Raley cautions: The long tail is very long. You’re sure to find plenty of real, necessary applications that are used by only a handful of users. Deciding what to do with the remaining applications – whether acquired from a third-party or home-grown – may involve quite a bit of user foot-stamping, CFOs carrying on cranky, and other reasons for you to collapse at the end of the week thinking, “Thank God It’s Friday.” Don’t say I didn’t warn you.
For each application, your migration team has to decide whether to retain it, retire it, or rewrite it.
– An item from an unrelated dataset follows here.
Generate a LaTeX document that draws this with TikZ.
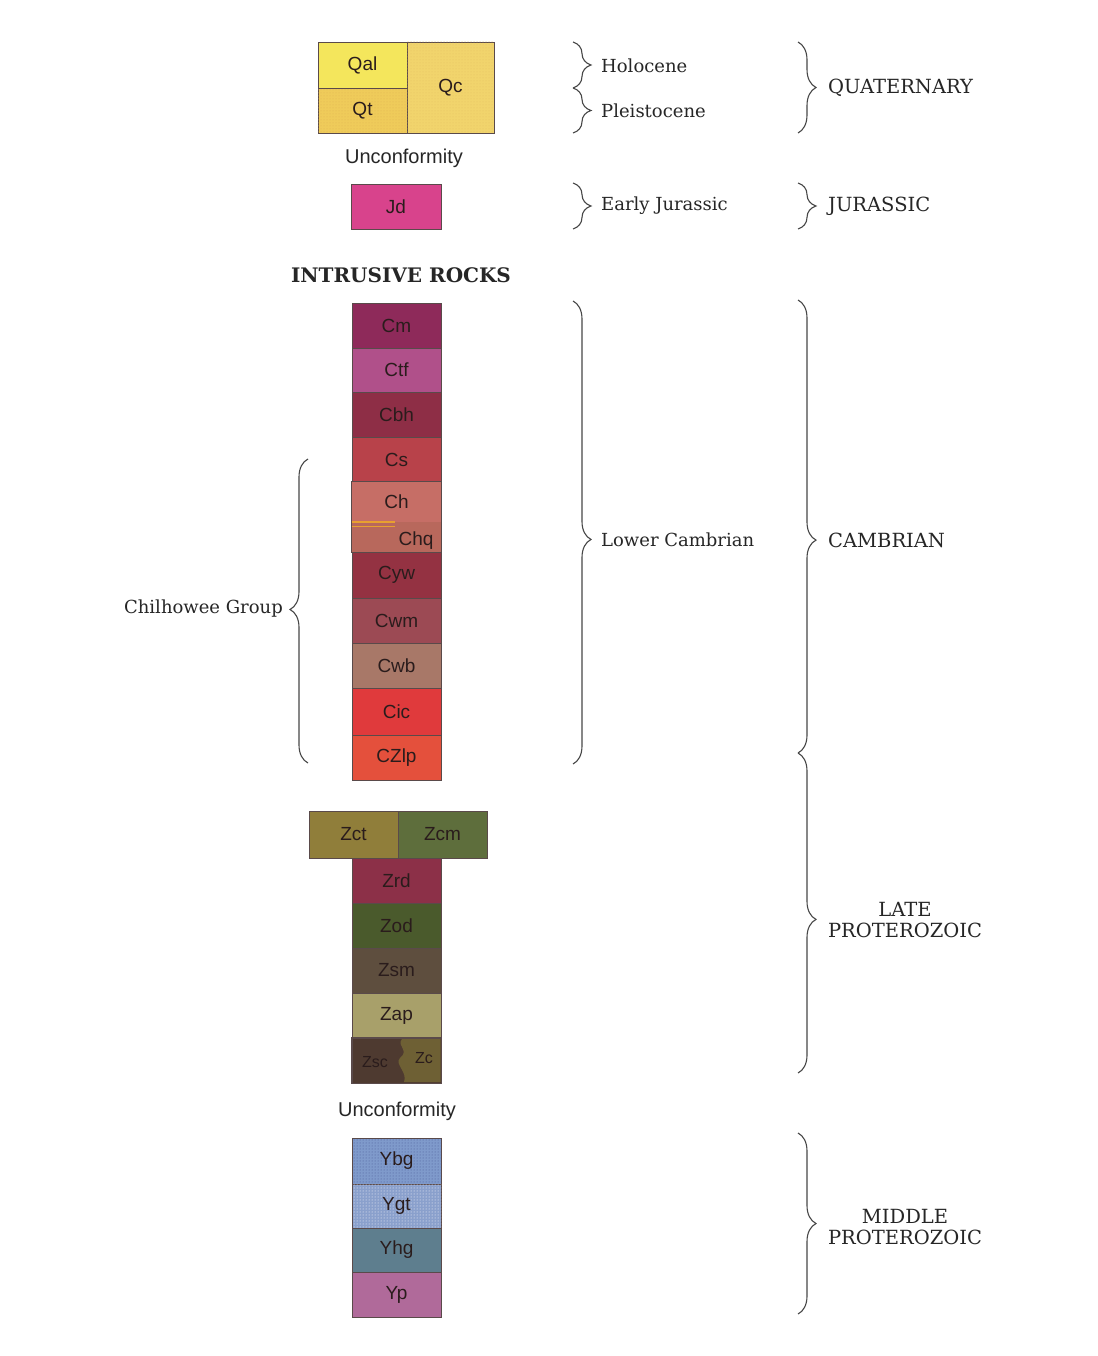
\documentclass[tikz,border=0pt]{standalone}
\usepackage{fontspec}
\setmainfont{DejaVu Serif}
\newfontfamily\sansf{Liberation Sans}
\usetikzlibrary{decorations.pathreplacing,patterns}
\definecolor{txt}{HTML}{262626}
\definecolor{ulab}{HTML}{2A1C1C}
\definecolor{bord}{HTML}{5A4A4A}
\definecolor{cQal}{HTML}{F4E65C}
\definecolor{cQt}{HTML}{EFCB5A}
\definecolor{cQc}{HTML}{F1D46C}
\definecolor{cJd}{HTML}{D8438C}
\definecolor{cCm}{HTML}{8E2A5A}
\definecolor{cCtf}{HTML}{B0508A}
\definecolor{cCbh}{HTML}{8E2E46}
\definecolor{cCs}{HTML}{B8424A}
\definecolor{cCh}{HTML}{C66E66}
\definecolor{cChq}{HTML}{B8685C}
\definecolor{cCyw}{HTML}{943242}
\definecolor{cCwm}{HTML}{9C4A54}
\definecolor{cCwb}{HTML}{A87868}
\definecolor{cCic}{HTML}{E03A3C}
\definecolor{cCZlp}{HTML}{E4503C}
\definecolor{cZct}{HTML}{907E3A}
\definecolor{cZcm}{HTML}{5E6E3C}
\definecolor{cZrd}{HTML}{8C3048}
\definecolor{cZod}{HTML}{4A5A2C}
\definecolor{cZsm}{HTML}{5E4E3E}
\definecolor{cZap}{HTML}{A8A06A}
\definecolor{cZsc}{HTML}{4E3A30}
\definecolor{cZc}{HTML}{6E6034}
\definecolor{cYbg}{HTML}{7F9ACB}
\definecolor{cYgt}{HTML}{8AA0CC}
\definecolor{cYhg}{HTML}{5E7E8E}
\definecolor{cYp}{HTML}{B06A9A}
\definecolor{cOr}{HTML}{E8A030}
\tikzset{
  unit/.style={draw=bord, line width=0.7pt, inner sep=0pt, minimum width=89pt,
    font=\fontsize{19}{22}\sansf, text=ulab},
  brc/.style={decorate, decoration={brace, amplitude=18pt, #1}, draw=txt!85, line width=1.1pt},
  brc/.default={aspect=0.5},
  lab/.style={font=\fontsize{18}{22}\selectfont, text=txt, inner sep=0pt},
  caplab/.style={font=\fontsize{19.5}{23}\selectfont, text=txt, inner sep=0pt, align=center},
  snote/.style={font=\fontsize{20}{24}\sansf, text=txt, inner sep=0pt}
}
\begin{document}
\begin{tikzpicture}[x=1pt,y=-1pt]
\useasboundingbox[fill=white] (0,0) rectangle (1097,1356);
% Quaternary
\node[unit, fill=cQal, minimum height=46pt] (Qal) at (362.5,65) {Qal};
\node[unit, fill=cQt, minimum height=45pt, postaction={pattern=dots, pattern color=cQt!70!brown}] (Qt) at (362.5,110.5) {};
\node[text=ulab, font=\fontsize{19}{22}\sansf] (Qtl) at (Qt) {Qt};
\node[unit, fill=cQc, minimum width=87pt, minimum height=91pt, postaction={pattern=dots, pattern color=cQc!75!brown}] (Qc) at (450.5,87.5) {};
\node[text=ulab, font=\fontsize{19}{22}\sansf] (Qcl) at (Qc) {Qc};
\node[snote] (unc1) at (404,158) {Unconformity};
\node[unit, fill=cJd, minimum width=90pt, minimum height=45pt] (Jd) at (396,206.5) {Jd};
\node[font=\fontsize{20}{24}\bfseries, text=txt, inner sep=0pt] (intr) at (401,275) {INTRUSIVE ROCKS};
% Cambrian column
\node[unit, fill=cCm, minimum height=45pt] (Cm) at (396.5,325.5) {Cm};
\node[unit, fill=cCtf, minimum height=44pt] (Ctf) at (396.5,370) {Ctf};
\node[unit, fill=cCbh, minimum height=45pt] (Cbh) at (396.5,414.5) {Cbh};
\node[unit, fill=cCs, minimum height=45pt] (Cs) at (396.5,459.5) {Cs};
\node[unit, fill=cCh, minimum height=40pt, draw=none] (Ch) at (396.5,502) {Ch};
\node[unit, fill=cChq, minimum height=30pt, draw=none] (Chq) at (396.5,537) {};
\node[text=ulab, font=\fontsize{19}{22}\sansf, inner sep=0pt] (Chql) at (416,541) {Chq};
\draw[bord, line width=0.7pt] (Ch.north west) rectangle (Chq.south east);
\draw[cOr, line width=1.5pt] (Chq.north west) ++(0,0.5) -- ++(43,0);
\draw[cOr, line width=1.5pt] (Chq.north west) ++(0,5) -- ++(43,0);
\node[unit, fill=cCyw, minimum height=46pt] (Cyw) at (396.5,575) {Cyw};
\node[unit, fill=cCwm, minimum height=45pt] (Cwm) at (396.5,620.5) {Cwm};
\node[unit, fill=cCwb, minimum height=45pt] (Cwb) at (396.5,665.5) {Cwb};
\node[unit, fill=cCic, minimum height=47pt] (Cic) at (396.5,711.5) {Cic};
\node[unit, fill=cCZlp, minimum height=45pt] (CZlp) at (396.5,757.5) {CZlp};
% Late Proterozoic
\node[unit, fill=cZct, minimum height=47pt] (Zct) at (353.5,834.5) {Zct};
\node[unit, fill=cZcm, minimum height=47pt] (Zcm) at (442.5,834.5) {Zcm};
\node[unit, fill=cZrd, minimum height=45pt] (Zrd) at (396.5,880.5) {Zrd};
\node[unit, fill=cZod, minimum height=45pt] (Zod) at (396.5,925.5) {Zod};
\node[unit, fill=cZsm, minimum height=45pt] (Zsm) at (396.5,970.5) {Zsm};
\node[unit, fill=cZap, minimum height=45pt] (Zap) at (396.5,1015.5) {Zap};
\node[unit, fill=cZsc, minimum height=45pt] (Zsc) at (396.5,1060.5) {};
\fill[cZc] (402,1039) .. controls (396,1046) and (410,1050) .. (400,1058)
  .. controls (394,1064) and (408,1072) .. (404,1082) -- (440.6,1082) -- (440.6,1039) -- cycle;
\draw[bord, line width=0.7pt] (Zsc.north west) rectangle (Zsc.south east);
\node[text=ulab, font=\fontsize{16}{19}\sansf, inner sep=0pt] (Zscl) at (375,1062) {Zsc};
\node[text=ulab, font=\fontsize{16}{19}\sansf, inner sep=0pt] (Zcl) at (424,1058) {Zc};
\node[snote] (unc2) at (397,1111) {Unconformity};
% Middle Proterozoic
\node[unit, fill=cYbg, minimum height=46pt, postaction={pattern=dots, pattern color=cYbg!80!blue!70!black}] (Ybg) at (396.5,1161) {};
\node[text=ulab, font=\fontsize{19}{22}\sansf] (Ybgl) at (Ybg) {Ybg};
\node[unit, fill=cYgt, minimum height=44pt, postaction={pattern=dots, pattern color=white}] (Ygt) at (396.5,1206) {};
\node[text=ulab, font=\fontsize{19}{22}\sansf] (Ygtl) at (Ygt) {Ygt};
\node[unit, fill=cYhg, minimum height=44pt] (Yhg) at (396.5,1250) {Yhg};
\node[unit, fill=cYp, minimum height=45pt] (Yp) at (396.5,1294.5) {Yp};
% braces middle column
\coordinate (hA) at (573,42); \coordinate (hB) at (573,88); \coordinate (hC) at (573,133);
\draw[brc] (hA) -- (hB);
\draw[brc] (hB) -- (hC);
\node[lab, anchor=west] (hol) at (601,66) {Holocene};
\node[lab, anchor=west] (ple) at (601,111) {Pleistocene};
\coordinate (jA) at (573,183); \coordinate (jB) at (573,229);
\draw[brc] (jA) -- (jB);
\node[lab, anchor=west] (ej) at (601,206) {Early Jurassic};
\coordinate (lcA) at (573,301); \coordinate (lcB) at (573,764);
\draw[brc={aspect=0.515}] (lcA) -- (lcB);
\node[lab, anchor=west] (lc) at (601,540) {Lower Cambrian};
% Chilhowee
\coordinate (chA) at (308,763); \coordinate (chB) at (308,459);
\draw[brc={aspect=0.505}] (chA) -- (chB);
\node[lab, anchor=east] (chil) at (283,609) {Chilhowee Group};
% right braces
\coordinate (qA) at (798,42); \coordinate (qB) at (798,133);
\draw[brc] (qA) -- (qB);
\node[caplab, anchor=west] (quat) at (828,88) {QUATERNARY};
\coordinate (juA) at (798,183); \coordinate (juB) at (798,229);
\draw[brc] (juA) -- (juB);
\node[caplab, anchor=west] (jur) at (828,206) {JURASSIC};
\coordinate (caA) at (798,300); \coordinate (caB) at (798,753); \coordinate (caC) at (798,1073);
\draw[brc={aspect=0.53}] (caA) -- (caB);
\node[caplab, anchor=west] (camb) at (828,540) {CAMBRIAN};
\draw[brc={aspect=0.52}] (caB) -- (caC);
\node[caplab] (lp) at (905,920) {LATE\\[-2pt]PROTEROZOIC};
\coordinate (mpA) at (798,1133); \coordinate (mpB) at (798,1314);
\draw[brc] (mpA) -- (mpB);
\node[caplab] (mp) at (905,1227) {MIDDLE\\[-2pt]PROTEROZOIC};
\end{tikzpicture}
\end{document}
From the CIO’s viewpoint, the primary decision criteria are:
- the application’s licensing costs
- for what purpose the business (or department) is using the software and whether they can justify it (i.e. exactly why are we paying for the Accounting team to have PhotoShop installed on all their PCs?)
- support costs (does this application make the Help Desk cry?), and
- the vendor’s roadmap. (This assumes the vendor has a roadmap; if the vendor is out of business, it’s definitely time to move to another, supported application.)
According to Raley, large enterprises rely largely on in-house developed applications; typically, a third to two thirds of the company’s software is custom-written. Still, he says, that leaves hundreds of commercial, off-the-shelf applications, most of which can be checked against Microsoft’s application compatibility charts.
This research-and-rationalization phase doesn’t have to be awful. IT managers may choose to see the Windows 7 migration – and the budget allocated for that transition – as an opportunity to clean up all the “junk” that the company has collected over the years. Think of it as a trigger event, suggests Raley, the way that a house move is a good excuse to clean out the garage. After all, if you deploy one of the software inventory applications and discover that you’re paying for, say, twice the number of Microsoft SQL Server licenses than the company actually uses, you may be able to crow about a significant amount of long-term savings. You might not be able to justify the use of one of these tools on its own, but the Windows 7 migration gives you a good excuse.